Given data:
+ + + + + + +
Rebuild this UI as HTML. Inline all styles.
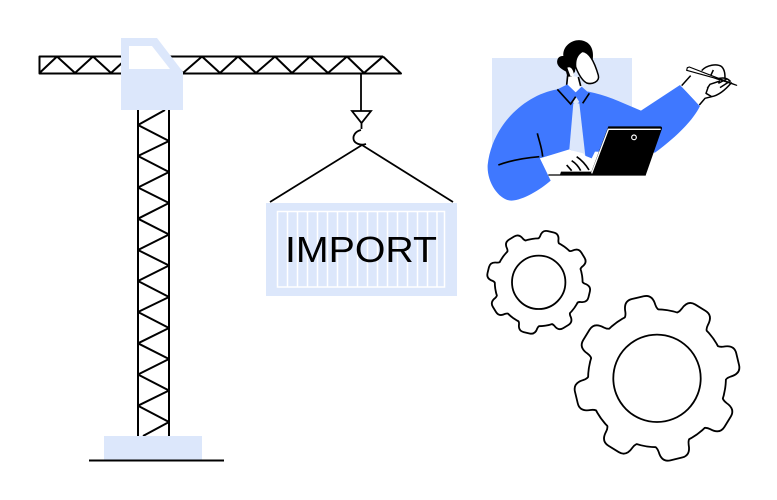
<!DOCTYPE html>
<html>
<head>
<meta charset="utf-8">
<style>
html,body{margin:0;padding:0;background:#fff;width:777px;height:500px;overflow:hidden}
svg{display:block}
</style>
</head>
<body>
<svg width="777" height="500" viewBox="0 0 777 500" xmlns="http://www.w3.org/2000/svg">
<rect width="777" height="500" fill="#fff"/>
<!-- jib -->
<g fill="none" stroke="#000" stroke-width="2" stroke-linejoin="round">
<path d="M383 56.500H39.500V73.500H401L383 56.500"/>
<path d="M39.500 73 L57 56.500 L75 73 L93 56.500 L111 73 L129 56.500 L147 73 L165 56.500 L183 73 L202 56.500 L220 73 L238 56.500 L256 73 L275 56.500 L292 73 L310 56.500 L328 73 L347 56.500 L364 73 L383 56.500"/>
<!-- tower -->
<path d="M138 110V436M169 110V436"/>
<path d="M165 110 L138 125 L169 141 L138 156 L169 172 L138 187.500 L169 203 L138 218.700 L169 234.500 L138 250 L169 265.500 L138 281 L169 297 L138 312 L169 328 L138 343.300 L169 359 L138 374.500 L169 390.500 L138 405.700 L169 422 L143 436"/>
</g>
<!-- cab -->
<path d="M121 38H157L183 72V110H121Z" fill="#dce7fb"/>
<path d="M129 46H152L170 69H129Z" fill="#fff"/>
<!-- base -->
<rect x="104" y="436" width="98" height="24" fill="#dce7fb"/>
<path d="M89 460.500H224" stroke="#000" stroke-width="2"/>
<!-- hook -->
<g fill="none" stroke="#000" stroke-width="1.800">
<path d="M361 74V111"/>
<path d="M352 111H371L361.500 123Z"/>
<path d="M361.500 123V129"/>
<path d="M361 130C356 131 353 135 353.500 139C354 143 360 146 366 144"/>
<path d="M270 202L362 145L453 202"/>
</g>
<!-- container -->
<rect x="266" y="203" width="191" height="93" fill="#dce7fb"/>
<g fill="none" stroke="#fff" stroke-width="1.500">
<rect x="277.500" y="211.500" width="167" height="75.500"/>
<path d="M287.500 212V287M297.500 212V287M307.500 212V287M317.500 212V287M327.500 212V287M337.500 212V287M347.500 212V287M357.500 212V287M367.500 212V287M377.500 212V287M387.500 212V287M397.500 212V287M407.500 212V287M417.500 212V287M427.500 212V287M437 212V287"/>
</g>
<text x="285" y="262" font-family="'Liberation Sans',sans-serif" font-size="36" fill="#000" textLength="152" lengthAdjust="spacingAndGlyphs">IMPORT</text>
<!-- person -->
<rect x="492" y="58" width="140" height="90" fill="#dce7fb"/>
<g transform="translate(480 30) scale(.33333)">
<path d="M232 178C130 195 35 290 23 405C20 460 60 512 95 512C130 510 180 480 212 452L180 385L268 358L335 385L345 365L525 368C590 320 640 270 660 228L600 165L483 242C430 220 380 195 325 185L290 188Z" fill="#3f78ff"/>
<path d="M280 220H298L316 378L268 358Z" fill="#dce7fb"/>
<path d="M288 200L298 216L288 224L278 216Z" fill="#dce7fb"/>
<path d="M263 136L260 165L288 187L305 168L295 141Z" fill="#fff"/>
<path d="M263 136L260 165M295 141L302 168" fill="none" stroke="#000" stroke-width="5"/>
<path d="M250 78C247 46 280 26 305 31C330 36 343 56 338 91L307 64L287 111L285 125L275 140L262 140L258 125C240 115 228 105 232 90C235 80 242 78 250 78Z" fill="#000"/>
<path d="M262 113C272 108 280 118 282 136L272 140C268 130 265 122 262 113Z" fill="#fff"/>
<path d="M307 64C330 66 345 101 355 136C360 156 335 164 320 159C305 151 295 131 287 111C285 91 290 74 307 64Z" fill="#fff" stroke="#000" stroke-width="4.500"/>
<path d="M262 163L232 178L272 222L287 200L308 220L328 190L305 170L287 187Z" fill="#3f78ff"/>
<path d="M232 178L272 222L287 200M308 220L328 190" fill="none" stroke="#000" stroke-width="5"/>
<path d="M172 310C178 335 186 355 188 380M55 405C90 392 130 384 178 380" fill="none" stroke="#000" stroke-width="5"/>
<path d="M180 385L270 360L310 370L335 400L330 428L240 434H205L215 455Z" fill="#fff"/>
<path d="M260 405L275 422M275 392C288 400 296 410 302 422M290 380C305 390 318 405 327 420" fill="none" stroke="#000" stroke-width="5"/>
<path d="M240 434L243 425H340V435Z" fill="#000"/>
<path d="M385 289H540Q547 289 546 296L497 436H330Z" fill="#000"/>
<path d="M335 430L385 298H542" fill="none" stroke="#fff" stroke-width="4"/>
<circle cx="462" cy="322" r="7" fill="none" stroke="#fff" stroke-width="3.500"/>
<path d="M205 435H497" stroke="#000" stroke-width="4"/>
<g transform="translate(570 75)">
<path d="M33 92L65 55L110 30C140 25 160 35 165 55L185 80C175 100 150 120 125 125L105 130L88 152Z" fill="#fff"/>
<path d="M52 38L58 36L200 91L130 68L50 46Z" fill="#fff" stroke="#000" stroke-width="3.500" stroke-linejoin="round"/>
<path d="M35 92L62 62M95 47C110 30 140 25 155 35C165 45 165 60 165 70M185 82C170 100 150 120 125 125L105 130L88 150M130 45L122 62M112 100L120 88L150 78M115 95L108 115L125 125M140 72C165 65 175 72 182 80M145 85L170 72M150 98L178 80" fill="none" stroke="#000" stroke-width="4.500" stroke-linejoin="round"/>
</g>
</g>
<!-- gears -->
<defs>
<g id="sg"><circle r="43"/>
<path id="st" d="M-12 -40Q-9 -42 -8.500 -45Q-8 -51 -3 -51L3 -51Q8 -51 8.500 -45Q9 -42 12 -40Z"/>
<use href="#st" transform="rotate(45)"/><use href="#st" transform="rotate(90)"/><use href="#st" transform="rotate(135)"/><use href="#st" transform="rotate(180)"/><use href="#st" transform="rotate(225)"/><use href="#st" transform="rotate(270)"/><use href="#st" transform="rotate(315)"/>
</g>
<g id="bg"><circle r="68"/>
<path id="bt" d="M-19 -64Q-15 -66 -14.500 -72Q-14 -82 -6 -82L6 -82Q14 -82 14.500 -72Q15 -66 19 -64Z"/>
<use href="#bt" transform="rotate(45)"/><use href="#bt" transform="rotate(90)"/><use href="#bt" transform="rotate(135)"/><use href="#bt" transform="rotate(180)"/><use href="#bt" transform="rotate(225)"/><use href="#bt" transform="rotate(270)"/><use href="#bt" transform="rotate(315)"/>
</g>
</defs>
<g transform="translate(538.700 282.300) rotate(13.500)">
<use href="#sg" fill="#000" stroke="#000" stroke-width="3.600" stroke-linejoin="round"/>
<use href="#sg" fill="#fff"/>
</g>
<circle cx="538.700" cy="282.300" r="26.700" fill="#fff" stroke="#000" stroke-width="1.800"/>
<g transform="translate(657 378.300) rotate(-13.400)">
<use href="#bg" fill="#000" stroke="#000" stroke-width="3.600" stroke-linejoin="round"/>
<use href="#bg" fill="#fff"/>
</g>
<circle cx="657" cy="378.300" r="43.700" fill="#fff" stroke="#000" stroke-width="1.800"/>
</svg>
</body>
</html>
+ + + + + + +
Aim of the task: In the copy, include no pictures; restate the listing above exactly.

Task solution:
Rebuild this UI as HTML. Inline all styles.
<!DOCTYPE html>
<html>
<head>
<meta charset="utf-8">
<style>
html,body{margin:0;padding:0;background:#fff;width:777px;height:500px;overflow:hidden}
svg{display:block}
</style>
</head>
<body>
<svg width="777" height="500" viewBox="0 0 777 500" xmlns="http://www.w3.org/2000/svg">
<rect width="777" height="500" fill="#fff"/>
<!-- jib -->
<g fill="none" stroke="#000" stroke-width="2" stroke-linejoin="round">
<path d="M383 56.500H39.500V73.500H401L383 56.500"/>
<path d="M39.500 73 L57 56.500 L75 73 L93 56.500 L111 73 L129 56.500 L147 73 L165 56.500 L183 73 L202 56.500 L220 73 L238 56.500 L256 73 L275 56.500 L292 73 L310 56.500 L328 73 L347 56.500 L364 73 L383 56.500"/>
<!-- tower -->
<path d="M138 110V436M169 110V436"/>
<path d="M165 110 L138 125 L169 141 L138 156 L169 172 L138 187.500 L169 203 L138 218.700 L169 234.500 L138 250 L169 265.500 L138 281 L169 297 L138 312 L169 328 L138 343.300 L169 359 L138 374.500 L169 390.500 L138 405.700 L169 422 L143 436"/>
</g>
<!-- cab -->
<path d="M121 38H157L183 72V110H121Z" fill="#dce7fb"/>
<path d="M129 46H152L170 69H129Z" fill="#fff"/>
<!-- base -->
<rect x="104" y="436" width="98" height="24" fill="#dce7fb"/>
<path d="M89 460.500H224" stroke="#000" stroke-width="2"/>
<!-- hook -->
<g fill="none" stroke="#000" stroke-width="1.800">
<path d="M361 74V111"/>
<path d="M352 111H371L361.500 123Z"/>
<path d="M361.500 123V129"/>
<path d="M361 130C356 131 353 135 353.500 139C354 143 360 146 366 144"/>
<path d="M270 202L362 145L453 202"/>
</g>
<!-- container -->
<rect x="266" y="203" width="191" height="93" fill="#dce7fb"/>
<g fill="none" stroke="#fff" stroke-width="1.500">
<rect x="277.500" y="211.500" width="167" height="75.500"/>
<path d="M287.500 212V287M297.500 212V287M307.500 212V287M317.500 212V287M327.500 212V287M337.500 212V287M347.500 212V287M357.500 212V287M367.500 212V287M377.500 212V287M387.500 212V287M397.500 212V287M407.500 212V287M417.500 212V287M427.500 212V287M437 212V287"/>
</g>
<text x="285" y="262" font-family="'Liberation Sans',sans-serif" font-size="36" fill="#000" textLength="152" lengthAdjust="spacingAndGlyphs">IMPORT</text>
<!-- person -->
<rect x="492" y="58" width="140" height="90" fill="#dce7fb"/>
<g transform="translate(480 30) scale(.33333)">
<path d="M232 178C130 195 35 290 23 405C20 460 60 512 95 512C130 510 180 480 212 452L180 385L268 358L335 385L345 365L525 368C590 320 640 270 660 228L600 165L483 242C430 220 380 195 325 185L290 188Z" fill="#3f78ff"/>
<path d="M280 220H298L316 378L268 358Z" fill="#dce7fb"/>
<path d="M288 200L298 216L288 224L278 216Z" fill="#dce7fb"/>
<path d="M263 136L260 165L288 187L305 168L295 141Z" fill="#fff"/>
<path d="M263 136L260 165M295 141L302 168" fill="none" stroke="#000" stroke-width="5"/>
<path d="M250 78C247 46 280 26 305 31C330 36 343 56 338 91L307 64L287 111L285 125L275 140L262 140L258 125C240 115 228 105 232 90C235 80 242 78 250 78Z" fill="#000"/>
<path d="M262 113C272 108 280 118 282 136L272 140C268 130 265 122 262 113Z" fill="#fff"/>
<path d="M307 64C330 66 345 101 355 136C360 156 335 164 320 159C305 151 295 131 287 111C285 91 290 74 307 64Z" fill="#fff" stroke="#000" stroke-width="4.500"/>
<path d="M262 163L232 178L272 222L287 200L308 220L328 190L305 170L287 187Z" fill="#3f78ff"/>
<path d="M232 178L272 222L287 200M308 220L328 190" fill="none" stroke="#000" stroke-width="5"/>
<path d="M172 310C178 335 186 355 188 380M55 405C90 392 130 384 178 380" fill="none" stroke="#000" stroke-width="5"/>
<path d="M180 385L270 360L310 370L335 400L330 428L240 434H205L215 455Z" fill="#fff"/>
<path d="M260 405L275 422M275 392C288 400 296 410 302 422M290 380C305 390 318 405 327 420" fill="none" stroke="#000" stroke-width="5"/>
<path d="M240 434L243 425H340V435Z" fill="#000"/>
<path d="M385 289H540Q547 289 546 296L497 436H330Z" fill="#000"/>
<path d="M335 430L385 298H542" fill="none" stroke="#fff" stroke-width="4"/>
<circle cx="462" cy="322" r="7" fill="none" stroke="#fff" stroke-width="3.500"/>
<path d="M205 435H497" stroke="#000" stroke-width="4"/>
<g transform="translate(570 75)">
<path d="M33 92L65 55L110 30C140 25 160 35 165 55L185 80C175 100 150 120 125 125L105 130L88 152Z" fill="#fff"/>
<path d="M52 38L58 36L200 91L130 68L50 46Z" fill="#fff" stroke="#000" stroke-width="3.500" stroke-linejoin="round"/>
<path d="M35 92L62 62M95 47C110 30 140 25 155 35C165 45 165 60 165 70M185 82C170 100 150 120 125 125L105 130L88 150M130 45L122 62M112 100L120 88L150 78M115 95L108 115L125 125M140 72C165 65 175 72 182 80M145 85L170 72M150 98L178 80" fill="none" stroke="#000" stroke-width="4.500" stroke-linejoin="round"/>
</g>
</g>
<!-- gears -->
<defs>
<g id="sg"><circle r="43"/>
<path id="st" d="M-12 -40Q-9 -42 -8.500 -45Q-8 -51 -3 -51L3 -51Q8 -51 8.500 -45Q9 -42 12 -40Z"/>
<use href="#st" transform="rotate(45)"/><use href="#st" transform="rotate(90)"/><use href="#st" transform="rotate(135)"/><use href="#st" transform="rotate(180)"/><use href="#st" transform="rotate(225)"/><use href="#st" transform="rotate(270)"/><use href="#st" transform="rotate(315)"/>
</g>
<g id="bg"><circle r="68"/>
<path id="bt" d="M-19 -64Q-15 -66 -14.500 -72Q-14 -82 -6 -82L6 -82Q14 -82 14.500 -72Q15 -66 19 -64Z"/>
<use href="#bt" transform="rotate(45)"/><use href="#bt" transform="rotate(90)"/><use href="#bt" transform="rotate(135)"/><use href="#bt" transform="rotate(180)"/><use href="#bt" transform="rotate(225)"/><use href="#bt" transform="rotate(270)"/><use href="#bt" transform="rotate(315)"/>
</g>
</defs>
<g transform="translate(538.700 282.300) rotate(13.500)">
<use href="#sg" fill="#000" stroke="#000" stroke-width="3.600" stroke-linejoin="round"/>
<use href="#sg" fill="#fff"/>
</g>
<circle cx="538.700" cy="282.300" r="26.700" fill="#fff" stroke="#000" stroke-width="1.800"/>
<g transform="translate(657 378.300) rotate(-13.400)">
<use href="#bg" fill="#000" stroke="#000" stroke-width="3.600" stroke-linejoin="round"/>
<use href="#bg" fill="#fff"/>
</g>
<circle cx="657" cy="378.300" r="43.700" fill="#fff" stroke="#000" stroke-width="1.800"/>
</svg>
</body>
</html>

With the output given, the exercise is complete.